Thursday, January 25, 2007

Cost.....

"Put that back,' Beth said as she sorted through a bin of apples.

"Why" I asked.

"That's more expensive than the one I'm buying," she replied,

I looked at my price. It was lower. I looked at my package. It was
bigger. I was stumped.

Let me digress a moment. I may have mentioned before that --
on rare occasions --Beth lets me go grocery shopping with her.
But it seems that I truly test her nerves when she does. Usually,
I'm in a hurry to get out of the store and I practice hunting vs.
her gathering.

"The package looks bigger," Beth said. "But read it. It's 5 oz. less
that the one in the cart. It cost more per ounce. And it's not as
effective. You have to use twice as much to get the same result."

"Oh," I said, setting the package down among the lemons and
heading out to hunt for some Moose Tracks ice cream.

Actually, outside of the grocery store, I'm quite good at practicing
what Beth was preaching.

In advertising media planning, for instance.

When you are selecting media, you are balancing a variety of
details to find the most cost-effective vehicle to communicate your
sales message based on three things: CPM, Reach, and Frequency.

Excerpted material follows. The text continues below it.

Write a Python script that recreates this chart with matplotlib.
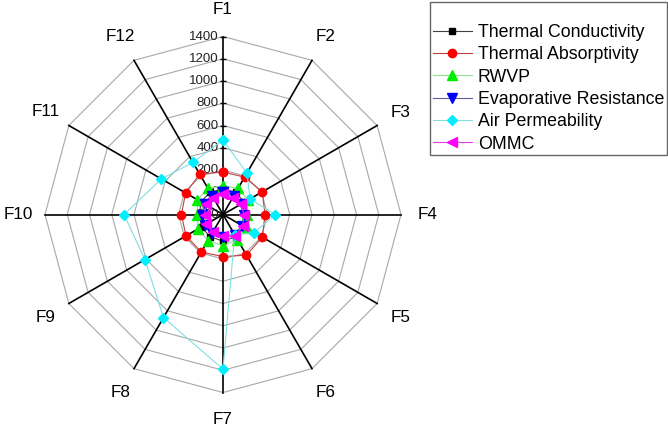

CPM stands for Cost Per Thousand. (O.K. so media planners aren't
good at creating acronyms!) Just as Beth looks at cost per ounce,
when choosing media we look at cost per thousand people reached..
But don't be fooled into just dividing the cost by the circulation. You
want to divide the cost by the number of people in your target market
you reach. And the narrower your definition of your target market,
the more meaningful will be your analysis.

Here's an example I've used in seminars: I once had a client that sold
a piece of automotive service equipment. First we had to define who
would buy the machine -- technicians or shop owners. By virtue of
the price and size, it was obviously shop owners. Then we had to
determine what shop owners were most likely to buy it. We agreed
that independent shop owners had more flexibility to make their own
choices than chains and franchises. Then we looked at the list of custo-
mers to see if there were any more criteria we could use to further
define our best prospect. They had three of less service bays. So we
ran the numbers and found one trade journal that reached the most
independent owners with three or less service bays most cost
effectively. One stood out far and above the rest. That was the one
we selected and it worked great.

If it had been a close race, I would have looked into what I call the
"impact factor". As Beth mentioned above if you have to use twice as
much to get the same result, then you are not really getting a deal. So
I use my experience in the field to determine what publication is best
at achieving certain goals for past clients: generating leads, creating
brand awareness, generating online chatter, building back channel
communications, adding distributors, etc. I also tend to look at where
the competition is advertising -- and where it isn't. Sometimes the
best strategy is to take the competition head-on. Other times it is to
use a vehicle where the competition is conspicuously absent.

Next time, I'll discuss reach.

Meantime, Beth asked me to pick up toilet paper on my way home.